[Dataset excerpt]
######

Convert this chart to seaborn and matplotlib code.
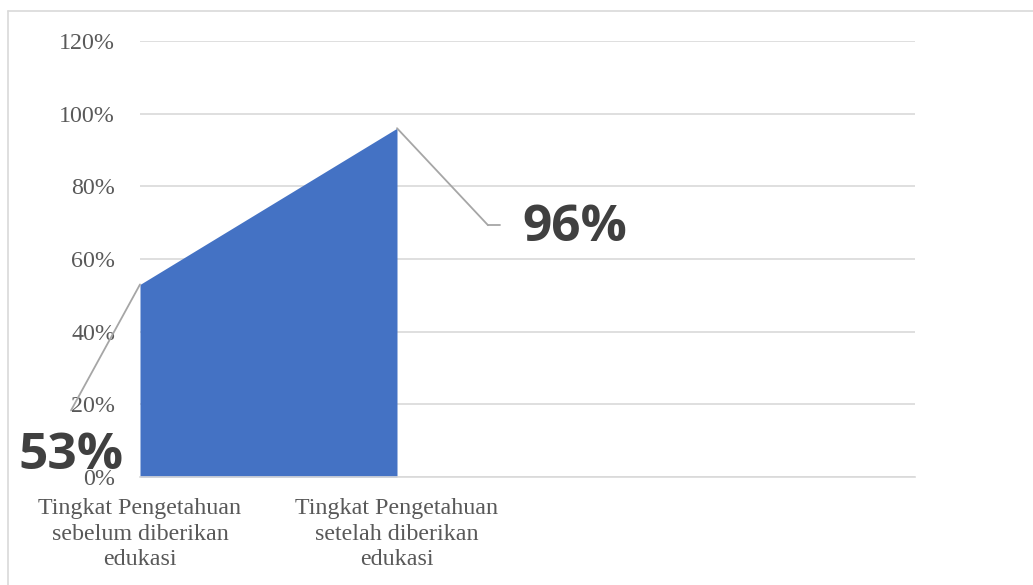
import numpy as np
import pandas as pd
import seaborn as sns
import matplotlib.pyplot as plt
from matplotlib.lines import Line2D

# data
categories = ["Tingkat Pengetahuan\nsebelum diberikan\nedukasi",
              "Tingkat Pengetahuan\nsetelah diberikan\nedukasi"]
values = [53, 96]
y_ticks = [0, 20, 40, 60, 80, 100, 120]

W, H = 1033, 585
BLUE = "#4472C4"
GRID = "#D9D9D9"
TXT = "#595959"
LBL = "#404040"
LEAD = "#A6A6A6"

sns.set_style("white")
plt.rcParams["font.family"] = ["Liberation Serif", "DejaVu Serif"]

df = pd.DataFrame({"pos": np.arange(len(values)), "value": values})

fig = plt.figure(figsize=(W / 100, H / 100), dpi=100)
ax = fig.add_axes([140 / W, 1 - 477 / H, 775 / W, 436 / H])

sns.lineplot(data=df, x="pos", y="value", color=BLUE, linewidth=0, ax=ax)
ax.fill_between(df["pos"], 0, df["value"], color=BLUE, linewidth=0, zorder=2)

ax.set_xlim(0, 775 / 257)
ax.set_ylim(0, 120)
ax.set_yticks(y_ticks)
ax.set_yticklabels([f"{t}%" for t in y_ticks])
ax.set_xticks(df["pos"])
ax.set_xticklabels(categories, linespacing=1.3)
ax.set_xlabel("")
ax.set_ylabel("")
ax.tick_params(axis="y", length=0, pad=18, labelsize=17.3, labelcolor=TXT)
ax.tick_params(axis="x", length=0, pad=15, labelsize=17.3, labelcolor=TXT)
for t in ax.get_xticklabels():
    t.set_ha("center")

ax.grid(axis="y", color=GRID, linewidth=1.2, zorder=0)
ax.set_axisbelow(True)
for s in ["left", "right", "top"]:
    ax.spines[s].set_visible(False)
ax.spines["bottom"].set_color(GRID)
ax.spines["bottom"].set_linewidth(1.2)

# data labels with leader lines
label_font = dict(family=["Open Sans", "DejaVu Sans"], fontsize=37,
                  fontweight="bold", color=LBL)
lead = dict(arrowstyle="-", color=LEAD, lw=1.3, shrinkA=0, shrinkB=0)

ax.annotate(f"{values[0]}%", xy=(0, values[0]), xytext=(-69, -172),
            textcoords="offset pixels", ha="center", va="center",
            annotation_clip=False, zorder=5, **label_font)
ax.annotate("", xy=(0, values[0]), xytext=(-69, -126),
            textcoords="offset pixels", annotation_clip=False, arrowprops=lead)

ax.annotate(f"{values[1]}%", xy=(1, values[1]), xytext=(178, -100),
            textcoords="offset pixels", ha="center", va="center",
            annotation_clip=False, zorder=5, **label_font)
ax.annotate("", xy=(1, values[1]), xytext=(91, -97),
            textcoords="offset pixels", annotation_clip=False, arrowprops=lead)
ax.plot([1 + 91 / 257, 1 + 103 / 257], [values[1] - 97 / 3.633] * 2,
        color=LEAD, lw=1.3, clip_on=False, zorder=5)

# outer frame (left and top edges visible in the reference)
fig.add_artist(Line2D([8 / W, 8 / W], [0, 1 - 11 / H], color=GRID, lw=1.2))
fig.add_artist(Line2D([8 / W, 1], [1 - 11 / H, 1 - 11 / H], color=GRID, lw=1.2))

fig.savefig("out.png", dpi=100)
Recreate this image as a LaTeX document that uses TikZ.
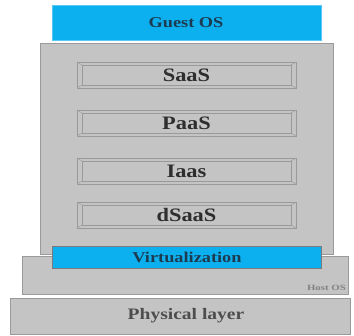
\documentclass[tikz,border=0pt]{standalone}
\usepackage{fontspec}
\setmainfont{Liberation Serif}
\definecolor{layergray}{HTML}{C4C4C4}
\definecolor{edgegray}{HTML}{9A9A9A}
\definecolor{oscyan}{HTML}{0DB0EE}
\definecolor{txt}{HTML}{2E2E2E}
\definecolor{cyantxt}{HTML}{1C3A50}
\tikzset{
  layer/.style={fill=layergray, draw=edgegray, line width=0.8pt},
  cyanbar/.style={fill=oscyan, draw=edgegray!80!black, line width=0.8pt},
  lbl/.style={text=txt, inner sep=0pt, font=\bfseries},
}
% widened label text
\newcommand{\widetext}[3]{\scalebox{#1}[1]{\fontsize{#2}{#2}\selectfont #3}}
% beveled service box: #1 = name, #2 = top y, #3 = bottom y, #4 = text
\newcommand{\servicebox}[4]{%
  \draw[layer] (77,#2) rectangle (296,#3);
  \draw[draw=edgegray, line width=0.7pt] (82,#2+3) rectangle (291,#3-3);
  \draw[draw=edgegray, line width=0.5pt] (77,#2) -- (82,#2+3) (296,#2) -- (291,#2+3)
        (77,#3) -- (82,#3-3) (296,#3) -- (291,#3-3);
  \node[lbl] (#1) at (186.5,{(#2+#3)/2}) {\widetext{1.18}{19}{#4}};}
\begin{document}
\begin{tikzpicture}[x=1pt, y=-1pt]
  \useasboundingbox (0,0) rectangle (354,336);
  % hardware and host operating system
  \draw[layer] (10,298) rectangle (350,334);
  \node[lbl, text=txt!85!white] (phys) at (186,316) {\widetext{1.22}{16}{Physical layer}};
  \draw[layer] (22,256) rectangle (348,294);
  \node[lbl, text=txt!60!white, anchor=east] (host) at (346,287.5) {\widetext{1.35}{8}{Host OS}};
  % cloud stack
  \draw[layer] (40,43) rectangle (333,254);
  \servicebox{saas}{62}{88}{SaaS}
  \servicebox{paas}{110}{136}{PaaS}
  \servicebox{iaas}{158}{184}{Iaas}
  \servicebox{dsaas}{202}{228}{dSaaS}
  % virtualization layer and guest system
  \draw[cyanbar] (52,246) rectangle (321,268);
  \node[lbl, text=cyantxt] (virt) at (187,257) {\widetext{1.22}{15}{Virtualization}};
  \draw[fill=oscyan, draw=oscyan!70!white, line width=0.8pt] (52,5) rectangle (321,40);
  \node[lbl, text=cyantxt] (guest) at (186,22.5) {\widetext{1.22}{15}{Guest OS}};
\end{tikzpicture}
\end{document}
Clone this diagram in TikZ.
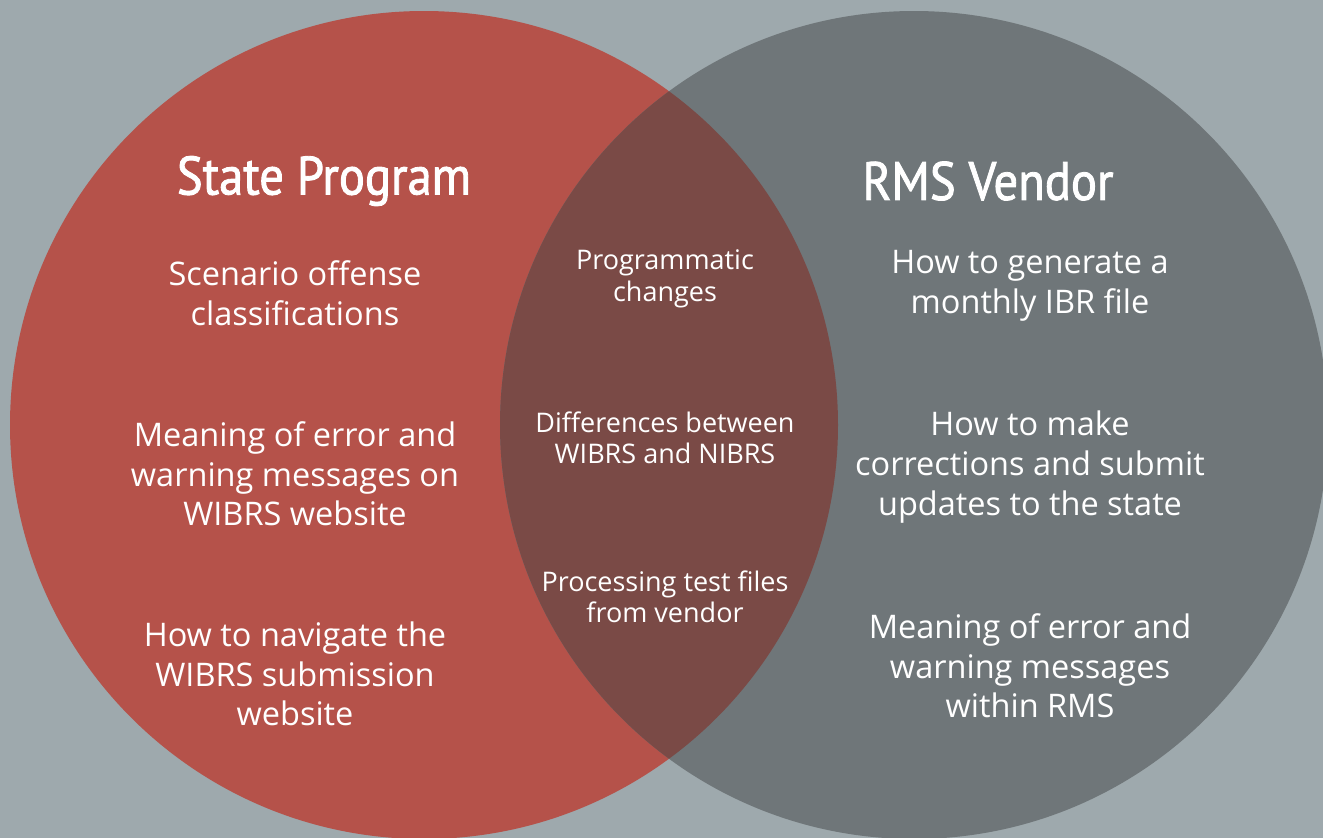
\documentclass[tikz,border=0pt]{standalone}
\usepackage{fontspec}
\setmainfont{Open Sans}
\newfontfamily\titlefont[FakeStretch=0.9,FakeBold=1.6]{PT Sans}
\definecolor{bgc}{HTML}{9EA9AD}
\definecolor{redc}{HTML}{B5524A}
\definecolor{grayc}{HTML}{6F7679}
\definecolor{overc}{HTML}{7A4A46}
\tikzset{
  title/.style={text=white, font=\titlefont\fontsize{54}{60}\selectfont, inner sep=0pt},
  body/.style={text=white, align=center, font=\fontsize{32.5}{39.7}\selectfont, inner sep=0pt},
  mid/.style={text=white, align=center, font=\fontsize{27}{31.5}\selectfont, inner sep=0pt}
}
\begin{document}
\begin{tikzpicture}[x=1pt,y=-1pt]
\useasboundingbox (0,0) rectangle (1323,838);
\fill[bgc] (0,0) rectangle (1323,838);
\fill[redc] (424,425) circle (414pt);
\fill[grayc] (914,425) circle (414pt);
\begin{scope}
  \clip (424,425) circle (414pt);
  \fill[overc] (914,425) circle (414pt);
\end{scope}
\node[title] (t1) at (324,181) {State Program};
\node[title] (t2) at (988,181) {RMS Vendor};
\node[body] (l1) at (295,293) {Scenario offense\\classifications};
\node[body] (l2) at (295,474) {Meaning of error and\\warning messages on\\WIBRS website};
\node[body] (l3) at (295,674) {How to navigate the\\WIBRS submission\\website};
\node[mid] (m1) at (665,279) {Programmatic\\changes};
\node[mid] (m2) at (665,438) {Differences between\\WIBRS and NIBRS};
\node[mid] (m3) at (665,597) {Processing test files\\from vendor};
\node[body] (r1) at (1030,286) {How to generate a\\monthly IBR file};
\node[body] (r2) at (1030,467) {How to make\\corrections and submit\\updates to the state};
\node[body] (r3) at (1030,666) {Meaning of error and\\warning messages\\within RMS};
\end{tikzpicture}
\end{document}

######

[What is asked]
Using the records above, copy each line that contains "this".

[Written solution]
Convert this chart to seaborn and matplotlib code.
Recreate this image as a LaTeX document that uses TikZ.
Clone this diagram in TikZ.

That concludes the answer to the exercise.